A woman in Wales was harassed by a huge swarm of bees on her car for two days after she apparently snared their queen on her drive home from a nature reserve.
Mrs Carol Howarth, 65, was shocked to find a swarm of over 20,000 insects covering the back end of her silver Mitsubishi Outlander.
A team of three beekeepers, a national park ranger and members of the public helped to capture and contain the swarm inside a cardboard box while Mrs Howarth was away shopping.
The incident occurred shortly after she had parked her car in the town centre of Haverfordwest, West Wales, at lunch time on Sunday (May 22), CNN reported.
Speaking about her "incredible" ordeal on Tuesday, Mrs Howarth told The Telegraph newspaper she had "never seen anything like it".
The sight of thousands of bees on the car boot caused many passers-by to stop and take pictures of the spectacle.
In a pun-filled Facebook post, Pembrokeshire Coast National Park ranger Tom Moses called it a "Bee-rilliant swarmathon".
He said a "drunk bloke" from a nearby pub got stung after attempting to sweep the bees off the car with his bare hands.
Concerned that the insects might be destroyed with pesticide, Mr Moses contacted the Pembrokeshire Beekeepers Association (PBA) for assistance in tackling the swarm.
"I was a little bit concerned, with it being in the middle of town outside a pub, that someone might do something stupid and get hurt or do something stupid and hurt the bees," he said.
"I had seen swarms before settle on things like this but never one as large as this.

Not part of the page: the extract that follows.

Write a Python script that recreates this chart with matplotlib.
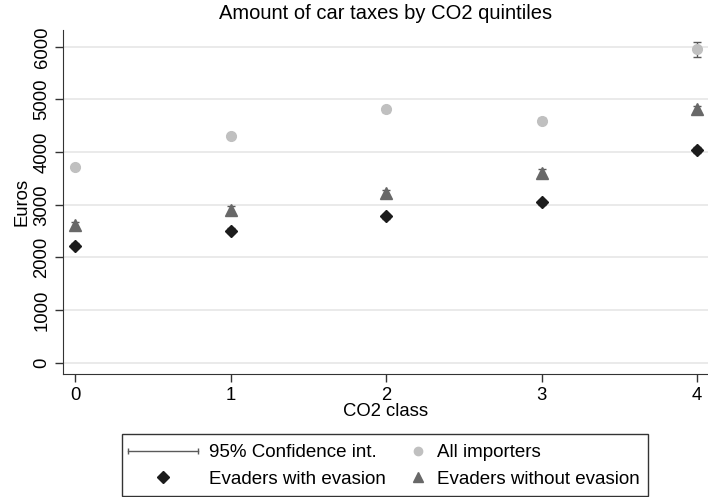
import numpy as np
import matplotlib.pyplot as plt
from matplotlib.lines import Line2D
from matplotlib.patches import Rectangle
from matplotlib.legend_handler import HandlerBase

plt.rcParams['font.family'] = ['Liberation Sans', 'DejaVu Sans']

co2_class = [0, 1, 2, 3, 4]
all_importers = [3720, 4300, 4810, 4600, 5950]
all_importers_ci = [40, 40, 40, 40, 150]
without_evasion = [2620, 2910, 3220, 3610, 4820]
without_evasion_ci = [60, 60, 60, 60, 60]
with_evasion = [2220, 2510, 2780, 3045, 4040]
with_evasion_ci = [50, 50, 50, 50, 50]

y_ticks = [0, 1000, 2000, 3000, 4000, 5000, 6000]

c_all = '#c0c0c0'
c_without = '#686868'
c_with = '#1c1c1c'
c_ci = '#5a5a5a'


class HandlerCI(HandlerBase):
    # horizontal line with small caps at each end
    def create_artists(self, legend, orig_handle, xdescent, ydescent,
                       width, height, fontsize, trans):
        y = height / 2 - ydescent
        x0, x1 = -xdescent, width - xdescent
        line = Line2D([x0, x1], [y, y], color=c_ci, lw=1.0, transform=trans)
        caps = Line2D([x0, x1], [y, y], ls='none', marker='|', ms=5,
                      mew=1.0, color=c_ci, transform=trans)
        return [line, caps]


fig = plt.figure(figsize=(7.08, 4.97), dpi=100)
ax = fig.add_axes([63 / 708, 1 - 374 / 497, 1 - 63 / 708, 344 / 497])

ax.errorbar(co2_class, all_importers, yerr=all_importers_ci, fmt='o',
            color=c_all, ms=7, ecolor=c_ci, elinewidth=1.0, capsize=3,
            capthick=1.0, zorder=3)
ax.errorbar(co2_class, without_evasion, yerr=without_evasion_ci, fmt='^',
            color=c_without, ms=8, ecolor=c_ci, elinewidth=1.0, capsize=3,
            capthick=1.0, zorder=3)
ax.errorbar(co2_class, with_evasion, yerr=with_evasion_ci, fmt='D',
            color=c_with, ms=6.5, ecolor=c_ci, elinewidth=1.0, capsize=3,
            capthick=1.0, zorder=3)

ax.set_xlim(-0.077, 4.07)
ax.set_ylim(-215, 6320)
ax.set_xticks(co2_class)
ax.set_yticks(y_ticks)
ax.set_yticklabels([str(v) for v in y_ticks], rotation=90, va='center')
ax.tick_params(labelsize=13.3, length=6, color='#333333', width=1.0, pad=3)
ax.grid(axis='y', color='#e6e6e6', lw=1.2)
ax.set_axisbelow(True)
for s in ['top', 'right']:
    ax.spines[s].set_visible(False)
for s in ['left', 'bottom']:
    ax.spines[s].set_color('#333333')

ax.set_xlabel('CO2 class', fontsize=13.3, labelpad=0)
ax.set_ylabel('Euros', fontsize=13.3, labelpad=2)
ax.set_title('Amount of car taxes by CO2 quintiles', fontsize=14.5, pad=8)

# legend box drawn as one frame holding two columns
fig.patches.append(Rectangle((122 / 708, 1 - 496 / 497), 526 / 708, 62 / 497,
                             transform=fig.transFigure, fill=False,
                             edgecolor='#333333', lw=1.0))

ci_proxy = object()
h_with = Line2D([], [], ls='none', marker='D', color=c_with, ms=6.5)
h_all = Line2D([], [], ls='none', marker='o', color=c_all, ms=6)
h_without = Line2D([], [], ls='none', marker='^', color=c_without, ms=6.5)

leg1 = fig.legend([ci_proxy, h_with],
                  ['95% Confidence int.', 'Evaders with evasion'],
                  handler_map={ci_proxy: HandlerCI()},
                  loc='center left', bbox_to_anchor=(128 / 708, 1 - 466 / 497),
                  frameon=False, fontsize=13.5, handlelength=3.73,
                  handletextpad=0.59, labelspacing=0.52, borderpad=0,
                  borderaxespad=0)
leg2 = fig.legend([h_all, h_without],
                  ['All importers', 'Evaders without evasion'],
                  loc='center left', bbox_to_anchor=(409 / 708, 1 - 466 / 497),
                  frameon=False, fontsize=13.5, handlelength=1.0,
                  handletextpad=0.5, labelspacing=0.52, borderpad=0,
                  borderaxespad=0)

fig.savefig('out.png', dpi=100)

It was quite a thing to see - certainly a 'wow' moment."
But the drama did not end there. After returning to her car, Mrs Howarth drove home believing the problem had been resolved - only to discover on Monday morning that the swarm had returned.
She was then forced to contact the beekeepers for a second time, who finally managed to remove the bees for good that evening.
PBA official Roger Burns said: "It is possible the queen had been attracted to something in the car - perhaps a sweet or food in the car.
"I brought over a cardboard box and carefully brushed them into there as quickly as possible as I was aware it was a big swarm in the middle of the high street.
"I got about 15 or 20 stings for my trouble. I then left the cardboard box on the roof while we waited for the last few hundred bees to leave the boot."
With the queen still not found, Mrs Howarth remains puzzled by the bees' behaviour.
She said: "I still don't really understand why because they couldn't see the queen anywhere. Perhaps they just like the heat of my car."